Set down, exactly as written, the lines from the top of the data to the line that holds "const ticks=[0,0.5,1,1.5,2,2.5];", and omit the pictures.

>>>

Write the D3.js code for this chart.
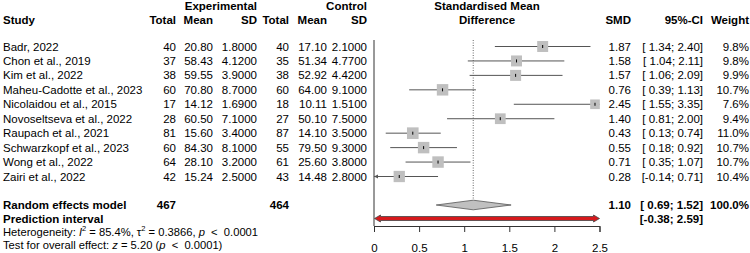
<!DOCTYPE html>
<html><head><meta charset="utf-8">
<script src="https://cdn.jsdelivr.net/npm/d3@7"></script>
<style>
body{margin:0;background:#fff}
svg text{font-family:"Liberation Sans",Arial,Helvetica,sans-serif;white-space:pre}
</style></head><body>
<svg id="c" width="750" height="253"></svg>
<script>
const studies=["Badr, 2022","Chon et al., 2019","Kim et al., 2022","Maheu-Cadotte et al., 2023","Nicolaidou et al., 2015","Novoseltseva et al., 2022","Raupach et al., 2021","Schwarzkopf et al., 2023","Wong et al., 2022","Zairi et al., 2022"];
const expTotal=[40,37,38,60,17,28,81,60,64,42];
const expMean=["20.80","58.43","59.55","70.80","14.12","60.50","15.60","84.30","28.10","15.24"];
const expSD=["1.8000","4.1200","3.9000","8.7000","1.6900","7.1000","3.4000","8.1000","3.2000","2.5000"];
const ctlTotal=[40,35,38,60,18,27,87,55,61,43];
const ctlMean=["17.10","51.34","52.92","64.00","10.11","50.10","14.10","79.50","25.60","14.48"];
const ctlSD=["2.1000","4.7700","4.4200","9.1000","1.5100","7.5000","3.5000","9.3000","3.8000","2.8000"];
const smd=[1.87,1.58,1.57,0.76,2.45,1.40,0.43,0.55,0.71,0.28];
const ciLow=[1.34,1.04,1.06,0.39,1.55,0.81,0.13,0.18,0.35,-0.14];
const ciHigh=[2.40,2.11,2.09,1.13,3.35,2.00,0.74,0.92,1.07,0.71];
const weight=[9.8,9.8,9.9,10.7,7.6,9.4,11.0,10.7,10.7,10.4];
const pooled={est:1.10,lo:0.69,hi:1.52,totalE:467,totalC:464};
const pred={lo:-0.38,hi:2.59};
const ticks=[0,0.5,1,1.5,2,2.5];

const svg=d3.select("#c");
const x=d3.scaleLinear().domain([0,2.5]).range([374,599.5]);
const y=d3.scaleLinear().domain([0,9]).range([46.5,176.5]);
const yRE=205, yPI=218.5, axisY=226;
const fs=11.5;
const f2=v=>(v<0?"":" ")+v.toFixed(2);
const g=svg.append("g");

function txt(xp,yp,s,anchor,bold,size){
  return g.append("text").attr("x",xp).attr("y",yp).attr("text-anchor",anchor||"start")
   .attr("font-size",size||fs).attr("font-weight",bold?"bold":"normal").attr("fill","#000").text(s);
}
// headers
txt(257,9.8,"Experimental","end",true);
txt(367,9.8,"Control","end",true);
txt(487,9.8,"Standardised Mean","middle",true);
txt(3,23.8,"Study","start",true);
txt(176,23.8,"Total","end",true);
txt(213,23.8,"Mean","end",true);
txt(257,23.8,"SD","end",true);
txt(289,23.8,"Total","end",true);
txt(327,23.8,"Mean","end",true);
txt(367,23.8,"SD","end",true);
txt(487,23.8,"Difference","middle",true);
txt(631,23.8,"SMD","end",true);
txt(703,23.8,"95%-CI","end",true);
txt(749,23.8,"Weight","end",true);

// study rows
studies.forEach((s,i)=>{
  const yy=y(i)+4;
  txt(3,yy,s);
  txt(176,yy,String(expTotal[i]),"end");
  txt(213,yy,expMean[i],"end");
  txt(257,yy,expSD[i],"end");
  txt(289,yy,String(ctlTotal[i]),"end");
  txt(327,yy,ctlMean[i],"end");
  txt(367,yy,ctlSD[i],"end");
  txt(631,yy,smd[i].toFixed(2),"end");
  txt(703,yy,"["+f2(ciLow[i])+";"+f2(ciHigh[i])+"]","end");
  txt(749,yy,weight[i].toFixed(1)+"%","end");
});
txt(3,yRE+4,"Random effects model","start",true);
txt(176,yRE+4,String(pooled.totalE),"end",true);
txt(289,yRE+4,String(pooled.totalC),"end",true);
txt(631,yRE+4,pooled.est.toFixed(2),"end",true);
txt(703,yRE+4,"["+f2(pooled.lo)+";"+f2(pooled.hi)+"]","end",true);
txt(749,yRE+4,"100.0%","end",true);
txt(3,yPI+4,"Prediction interval","start",true);
txt(703,yPI+4,"["+f2(pred.lo)+";"+f2(pred.hi)+"]","end",true);

// heterogeneity
const hs=11.2;
const h=g.append("text").attr("x",3).attr("y",235.8).attr("font-size",hs);
h.append("tspan").text("Heterogeneity: ");
h.append("tspan").attr("font-style","italic").text("I");
h.append("tspan").attr("font-size",7.5).attr("dy",-4.5).text("2");
h.append("tspan").attr("dy",4.5).text(" = 85.4%, τ");
h.append("tspan").attr("font-size",7.5).attr("dy",-4.5).text("2");
h.append("tspan").attr("dy",4.5).text(" = 0.3866, ");
h.append("tspan").attr("font-style","italic").text("p");
h.append("tspan").text("  <  0.0001");
const t=g.append("text").attr("x",3).attr("y",249).attr("font-size",hs);
t.append("tspan").text("Test for overall effect: ");
t.append("tspan").attr("font-style","italic").text("z");
t.append("tspan").text(" = 5.20 (");
t.append("tspan").attr("font-style","italic").text("p");
t.append("tspan").text("  <  0.0001)");

// plot structure
g.append("line").attr("x1",x(0)).attr("x2",x(0)).attr("y1",40).attr("y2",axisY).attr("stroke","#333").attr("stroke-width",1);
g.append("line").attr("x1",x(pooled.est)).attr("x2",x(pooled.est)).attr("y1",40).attr("y2",yRE-5)
  .attr("stroke","#666").attr("stroke-width",1).attr("stroke-dasharray","1,1.5");

// axis
const ax=g.append("g").attr("transform",`translate(0,${axisY})`)
  .call(d3.axisBottom(x).tickValues(ticks).tickSize(6).tickFormat(d3.format("")));
ax.select(".domain").attr("stroke","#333");
ax.selectAll(".tick line").attr("stroke","#333");
ax.selectAll(".tick text").attr("font-size",fs).attr("font-family","Liberation Sans, Arial, sans-serif").attr("dy",0).attr("y",26).attr("fill","#000");

// CIs & squares
const [d0,d1]=x.domain();
studies.forEach((s,i)=>{
  const yy=y(i);
  const lo=Math.max(ciLow[i],d0), hi=Math.min(ciHigh[i],d1);
  g.append("line").attr("x1",x(lo)).attr("x2",x(hi)).attr("y1",yy).attr("y2",yy).attr("stroke","#555").attr("stroke-width",1);
  if(ciLow[i]<d0){
    g.append("path").attr("d",`M${x(d0)},${yy} l4,-2 l0,4 Z`).attr("fill","#555");
  }
  if(ciHigh[i]>d1){
    g.append("path").attr("d",`M${x(d1)},${yy} l-4,-2 l0,4 Z`).attr("fill","#555");
  }
  const sz=3.5*Math.sqrt(weight[i]);
  const cx=x(Math.min(smd[i],d1));
  g.append("rect").attr("x",cx-sz/2).attr("y",yy-sz/2).attr("width",sz).attr("height",sz).attr("fill","#bfbfbf");
  g.append("line").attr("x1",cx).attr("x2",cx).attr("y1",yy-1.5).attr("y2",yy+1.5).attr("stroke","#000").attr("stroke-width",1);
});

// diamond
g.append("path").attr("d",`M${x(pooled.lo)},${yRE} L${x(pooled.est)},${yRE-4.8} L${x(pooled.hi)},${yRE} L${x(pooled.est)},${yRE+4.8} Z`)
  .attr("fill","#c0c0c0").attr("stroke","#555").attr("stroke-width",0.8);

// prediction interval
const pl=x(Math.max(pred.lo,d0))+0.5, pr=x(Math.min(pred.hi,d1));
g.append("path").attr("d",`M${pl},${yPI} L${pl+6},${yPI-3.5} L${pl+6},${yPI-2} L${pr-6},${yPI-2} L${pr-6},${yPI-3.5} L${pr},${yPI} L${pr-6},${yPI+3.5} L${pr-6},${yPI+2} L${pl+6},${yPI+2} L${pl+6},${yPI+3.5} Z`)
  .attr("fill","#d7191c").attr("stroke","#444").attr("stroke-width",0.8);
</script></body></html>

<<<

RESPONSE:
Write the D3.js code for this chart.
<!DOCTYPE html>
<html><head><meta charset="utf-8">
<script src="https://cdn.jsdelivr.net/npm/d3@7"></script>
<style>
body{margin:0;background:#fff}
svg text{font-family:"Liberation Sans",Arial,Helvetica,sans-serif;white-space:pre}
</style></head><body>
<svg id="c" width="750" height="253"></svg>
<script>
const studies=["Badr, 2022","Chon et al., 2019","Kim et al., 2022","Maheu-Cadotte et al., 2023","Nicolaidou et al., 2015","Novoseltseva et al., 2022","Raupach et al., 2021","Schwarzkopf et al., 2023","Wong et al., 2022","Zairi et al., 2022"];
const expTotal=[40,37,38,60,17,28,81,60,64,42];
const expMean=["20.80","58.43","59.55","70.80","14.12","60.50","15.60","84.30","28.10","15.24"];
const expSD=["1.8000","4.1200","3.9000","8.7000","1.6900","7.1000","3.4000","8.1000","3.2000","2.5000"];
const ctlTotal=[40,35,38,60,18,27,87,55,61,43];
const ctlMean=["17.10","51.34","52.92","64.00","10.11","50.10","14.10","79.50","25.60","14.48"];
const ctlSD=["2.1000","4.7700","4.4200","9.1000","1.5100","7.5000","3.5000","9.3000","3.8000","2.8000"];
const smd=[1.87,1.58,1.57,0.76,2.45,1.40,0.43,0.55,0.71,0.28];
const ciLow=[1.34,1.04,1.06,0.39,1.55,0.81,0.13,0.18,0.35,-0.14];
const ciHigh=[2.40,2.11,2.09,1.13,3.35,2.00,0.74,0.92,1.07,0.71];
const weight=[9.8,9.8,9.9,10.7,7.6,9.4,11.0,10.7,10.7,10.4];
const pooled={est:1.10,lo:0.69,hi:1.52,totalE:467,totalC:464};
const pred={lo:-0.38,hi:2.59};
const ticks=[0,0.5,1,1.5,2,2.5];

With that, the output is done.